If there is a restaurant I miss more than any other, it’s probably the original Il Giardino, which was located on Heber’s Main Street in a tiny stone house, but felt like it was situated on a Tuscan hillside. Such was the marvelous fare of chef Paulo Celeste, who made the best gnocchi pomodoro I’ve eaten to this day. In nearby Park City, business partners David Berkowitz and Scott Albert did blow-your-mind custom dinners at Campagne, while Thea Leonard bowled customers over at Thea’s, in the Treasure Mountain Inn, with her refined cuisine and passion for cooking and hospitality. Finally, does anyone remember Valhalla at Stein Eriksen Lodge in Deer Valley? At that exclusive eatery, tucked away in a quiet corner of Stein’s Lodge, chefs Gerard Brunett and Brandon Jaenish served up pieces of heaven with dishes such as Napoleon of duck confit; house-smoked Arctic char with white truffle oil; seared squab and potatoes Anna; foie gras with Fuji apple crisps; and diver scallops on potato pancakes, topped with Osetra caviar and chervil creme fraíche. Good lord, that place was decadent.

In another type of lodge, this one adjacent to Ruth’s Diner in Emigration Canyon, owners Curtis Oberhansly and Richard Hunt created Santa Fe Restaurant and Cactus Club, a sprawling, rustic restaurant and private club which featured one of the best decks on which to dine in summer. Chef Don McCradic’s blending of Northwest, Southwest and California cuisines featured locally-grown (often from Santa Fe’s own garden) produce and herbs, resulting in wonderfully tempting menu items like brown sugar-and-chile-cured flank steak with forest mushroom macaroni and cheese, or PEI mussels in ancho chile and roasted garlic broth. I hope wherever they are, the owners have forgiven me for spilling red wine all over a pristine white tablecloth; having too much fun was one of the happy consequences of visiting the Santa Fe.

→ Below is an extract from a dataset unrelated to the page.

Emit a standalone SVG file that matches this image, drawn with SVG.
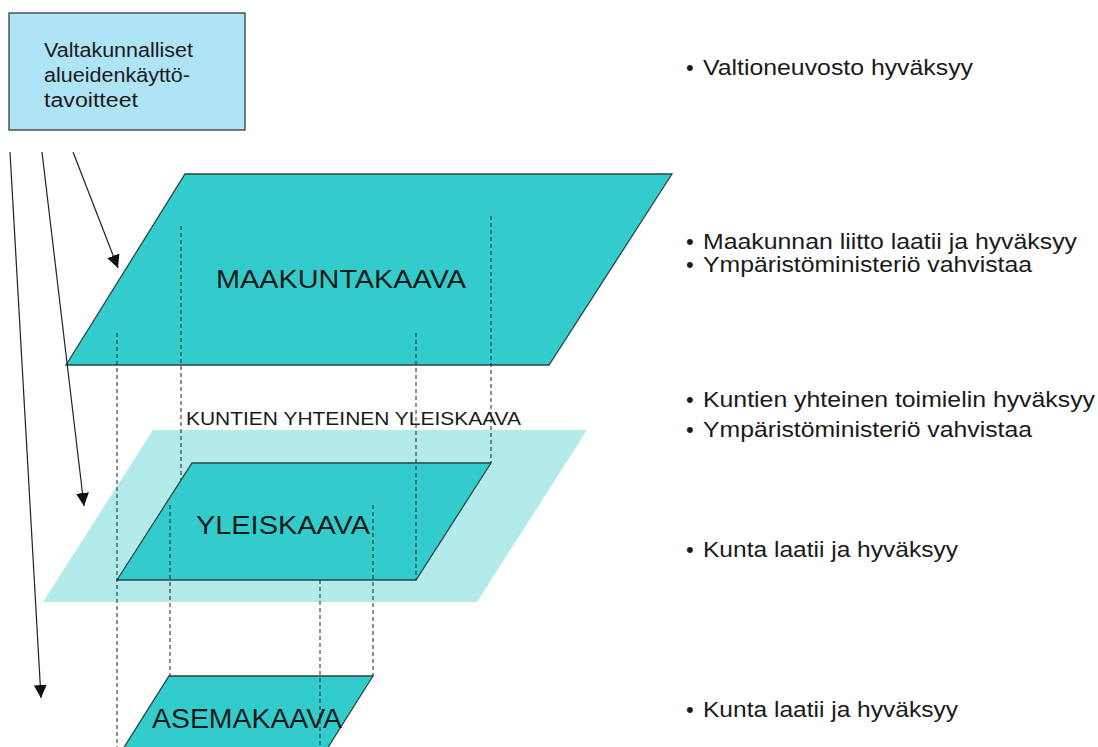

Many of us have still not quite come to grips with the recent passing of Garry Maxwell, who graced the kitchens of also-departed restaurants like Fuggles and Panache. But, I think Garry was at his best in the one restaurant that was his own: Café Bacchus, where the tiramisu always had too much ouzo (Garry was nothing if not over-indulgent), but no one cared because whenever Garry was in the kitchen, a party was always on the verge of breaking out.

Some of the places I miss the most weren’t highfalutin culinary Taj Mahals but, rather, down-to-earth dives with rib-sticking food that was simply irresistible. I’m thinking of spots like Bill & Nada’s Cafe, where Maxine dished out patty melts, liver and onions, chicken fried steaks and, of course, calf brains and eggs, and you could hear “Come Together,” “Puff the Magic Dragon” and “Sixteen Tons” all on the same juke. In the ZCMI food court, for a brief and wonderful time, a guy named Keith Hunter cooked up sensational blackened redfish, shrimp and okra gumbo, chicken and sausage jambalaya and shrimp etouffee at my beloved Café Creole. Marco Schlenz’ Bubba’s restaurant also served up killer etouffee, along with meatloaf on white bread with gravy and excellent hickory-smoked chicken in a lively, roadhouse atmosphere. And, for chili, there was really only ever one contender: Elvis Nixon’s Chili Palace in Sandy offered a choice of five different smokin’ chili selections daily, along with incendiary “voodoo” bananas on the side—sliced bananas with a habañero-brown sugar glaze.

To this list, also add Grecian Garden (the first restaurant I ever reviewed), Baci Trattoria, L'Avenue, Au Bon Appetit, Barking Frog, Emilia, Piña, Mr. Z’s, Port O’ Call, Brumby’s, D.B. Cooper’s, The Green Parrot, Zola, Tavola and, probably, fifty others that I never even got to visit.

What about you? Any eateries you loved and still mourn?